28 апреля Южная группа начала контрнаступление во фланг и тыл Западной армии. 5-я армия атаковала противника фронтально в общем направлении на Бугуруслан и Бугульму. В ходе последующего наступления потерпел поражение левофланговый 6-й Уральский корпус белых, и Ханжин вынужден был приостановить стремительный марш к Волге. Отразив контрудар противника, введшего в дело только что сформированный и плохо обученный Волжский корпус Каппеля, 27-я стрелковая дивизия 5-й армии 13 мая заняла Бугульму. Войска Ханжина, хотя и избежали окружения, но понесли тяжелые потери и утратили боевой дух. Однако колчаковский наштаверх Д. А. Лебедев и командующий Сибирской армией не осознали всей серьезности положения. Сибирцы продолжали ставшее уже бессмысленным наступление на Вятку, в тщетной надежде, что красные перебросят против войск Гайды часть сил, громивших Западную армию.
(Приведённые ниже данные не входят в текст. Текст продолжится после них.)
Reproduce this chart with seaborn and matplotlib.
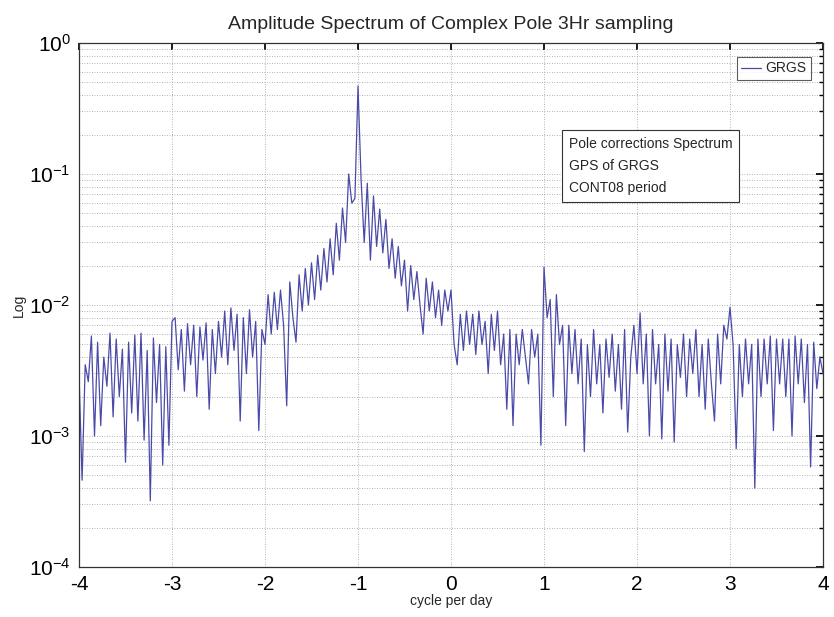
import numpy as np
import pandas as pd
import matplotlib
matplotlib.use("Agg")
import matplotlib.pyplot as plt
import matplotlib.ticker as mticker
import seaborn as sns

# frequency grid (cycle per day), step 1/30
freq_start, freq_stop, freq_count = -4.0, 4.0, 241

# amplitude values, in units of 1e-3
amp_e3 = [
    # -4.0 .. -3.0
    3.0, 0.46, 3.5, 2.6, 5.8, 1.0, 5.2, 1.2, 4.0, 2.4,
    6.1, 1.4, 5.5, 2.0, 4.6, 0.63, 5.2, 1.5, 5.9, 1.3,
    6.1, 0.93, 4.5, 0.32, 5.6, 1.8, 5.0, 0.6, 4.8, 0.85,
    # -3.0 .. -2.0
    7.5, 8.0, 3.2, 6.5, 2.2, 7.2, 3.5, 7.0, 2.0, 6.8,
    3.8, 7.3, 1.6, 6.5, 3.0, 7.5, 4.0, 9.0, 3.5, 9.5,
    4.5, 8.5, 1.3, 8.0, 3.0, 9.2, 4.0, 7.5, 1.1, 6.5,
    # -2.0 .. -1.0
    5.0, 12, 6.0, 12.5, 6.5, 13, 7.0, 1.7, 15, 8.0,
    5.2, 17, 9.0, 19, 10, 21, 11, 24, 13, 27,
    15, 32, 17, 42, 22, 55, 30, 100, 60, 65,
    # -1.0 .. 0.0
    470, 90, 30, 85, 22, 68, 28, 54, 25, 45,
    19, 32, 16, 28, 14, 22, 9, 20, 11, 18,
    10, 6, 16, 9, 15, 8, 13, 7, 13, 9,
    # 0.0 .. 1.0
    13, 5, 3.5, 8.5, 4.5, 9, 5, 8.5, 4.2, 9,
    5, 7.5, 3.0, 8.5, 4.5, 9, 3.5, 6, 1.6, 6.5,
    1.2, 6, 3.5, 6.5, 4, 2.5, 6.5, 4, 6, 0.85,
    # 1.0 .. 2.0
    19.5, 8, 11, 2.0, 12, 5, 7, 1.2, 7, 3,
    6.5, 2.5, 5.5, 0.76, 5.0, 2.0, 6.5, 2.5, 5.0, 1.5,
    5.5, 2.8, 6.0, 2.2, 5.0, 1.6, 6.5, 1.07, 4.0, 7.0,
    # 2.0 .. 3.0
    3.0, 8.7, 2.5, 6.0, 1.0, 6.5, 2.5, 5.0, 0.95, 6.0,
    2.2, 5.5, 0.9, 5.0, 2.8, 6.0, 2.0, 5.5, 3.0, 6.5,
    2.0, 5.0, 1.6, 5.5, 2.5, 1.3, 6.0, 2.5, 7.0, 5.5,
    # 3.0 .. 4.0
    9.6, 5.0, 0.8, 5.0, 2.0, 5.5, 2.5, 5.0, 0.4, 5.5,
    2.0, 5.5, 2.5, 5.8, 1.1, 5.5, 2.5, 5.5, 2.0, 5.5,
    1.0, 5.8, 2.5, 5.5, 1.8, 5.0, 0.58, 5.2, 2.3, 4.0,
    3.0,
]

x_ticks = [-4, -3, -2, -1, 0, 1, 2, 3, 4]
title_text = "Amplitude Spectrum of Complex Pole 3Hr sampling"
note_lines = ["Pole corrections Spectrum", "GPS of GRGS", "CONT08 period"]
series_name = "GRGS"

freq = np.linspace(freq_start, freq_stop, freq_count)
df = pd.DataFrame({"freq": freq, "amp": np.array(amp_e3) * 1e-3})

sns.set_theme(style="white")
plt.rcParams["font.family"] = ["Liberation Sans Narrow", "Liberation Sans", "DejaVu Sans"]
plt.rcParams["mathtext.default"] = "regular"

fig = plt.figure(figsize=(8.34, 6.17), dpi=100)
ax = fig.add_axes([79 / 834, 1 - 567 / 617, 744 / 834, 524 / 617])

sns.lineplot(data=df, x="freq", y="amp", ax=ax, color="#4a4aa8",
             linewidth=0.9, label=series_name)

ax.set_yscale("log")
ax.set_xlim(-4, 4)
ax.set_ylim(1e-4, 1)
ax.set_xticks(x_ticks)
ax.set_xticklabels([str(t) for t in x_ticks])
ax.yaxis.set_major_locator(mticker.LogLocator(base=10, numticks=10))
ax.yaxis.set_minor_locator(mticker.LogLocator(base=10, subs=np.arange(2, 10), numticks=20))
ax.yaxis.set_minor_formatter(mticker.NullFormatter())

ax.grid(True, which="major", axis="both", linestyle=(0, (1, 2)), color="#999999", linewidth=0.6)
ax.grid(True, which="minor", axis="y", linestyle=(0, (1, 2)), color="#999999", linewidth=0.6)

ax.tick_params(axis="both", which="both", direction="in", top=True, right=True,
               colors="black")
ax.tick_params(axis="both", which="major", length=5, labelsize=15, pad=6)
ax.tick_params(axis="y", which="minor", length=3)
for s in ax.spines.values():
    s.set_color("#333333")
    s.set_linewidth(0.9)

ax.set_title(title_text, fontsize=14, pad=10)
ax.set_xlabel("cycle per day", fontsize=10, labelpad=0)
ax.set_ylabel("Log", fontsize=10, labelpad=2)

leg = ax.legend(loc="upper right", fontsize=10, frameon=True, fancybox=False,
                handlelength=1.4, handletextpad=0.3, borderaxespad=0.6,
                borderpad=0.35, bbox_to_anchor=(0.995, 0.99))
leg.get_frame().set_edgecolor("#333333")
leg.get_frame().set_linewidth(0.8)

ax.text(0.658, 0.82, "\n".join(note_lines), transform=ax.transAxes, fontsize=10,
        va="top", ha="left", linespacing=1.7,
        bbox=dict(boxstyle="square,pad=0.5", facecolor="white", edgecolor="#333333",
                  linewidth=0.8))

fig.savefig("out.png", dpi=100)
Тем временем в командовании советского Восточного фронта произошли перемены. Вместо С. С. Каменева 5 мая был назначен бывший генерал А. А. Самойло, ранее возглавлявший 6-ю Отдельную армию на архангельском направлении. Это назначение стало следствием начавшегося противостояния Троцкого с членом Реввоенсовета Восточного фронта С. И. Гусевым, поддерживавшим Каменева. Этот конфликт обострился со второй половины мая, когда выявился разгром Западной армии белых. Каменев и Гусев настаивали на продолжении генерального наступления с целью добить Колчака, не давая ему передышки, иначе за зиму колчаковцы оправятся и к весне 1920 года опять будут представлять собой грозного противника. Но главком Вацетис и Троцкий считали, что основные силы надо перебросить на юг против действовавшего всё более успешно Деникина, а на востоке ограничиться активной обороной на рубеже реки Белой после предполагавшегося взятия Уфы. Эти споры, происходившие не только в рамках военного ведомства, но и в ЦК партии, окончились только в июле, когда Каменев занял место Вацетиса, арестованного по не подтвердившемуся обвинению в бонапартистских наклонностях. Троцкий впоследствии признал правоту своих оппонентов:
"Я считал уже тогда Южный фронт неизмеримо более серьезным и опасным, чем Восточный. Это подтвердилось впоследствии полностью. Но в оценке армии Колчака правота оказалась на стороне командования Восточного фронта... Центральный Комитет вынес решение против главного командования и тем самым против меня, так как я поддерживал Вацетиса, исходя из того, что в этом стратегическом уравнении есть несколько неизвестных, но что солидной величиной в него входит необходимость поддержать еще слишком свежий авторитет главнокомандующего. Решение Центрального Комитета оказалось правильным. Восточный фронт выделил некоторые силы для юга и в то же время победоносно продвигался в глубь Сибири по пятам Колчака".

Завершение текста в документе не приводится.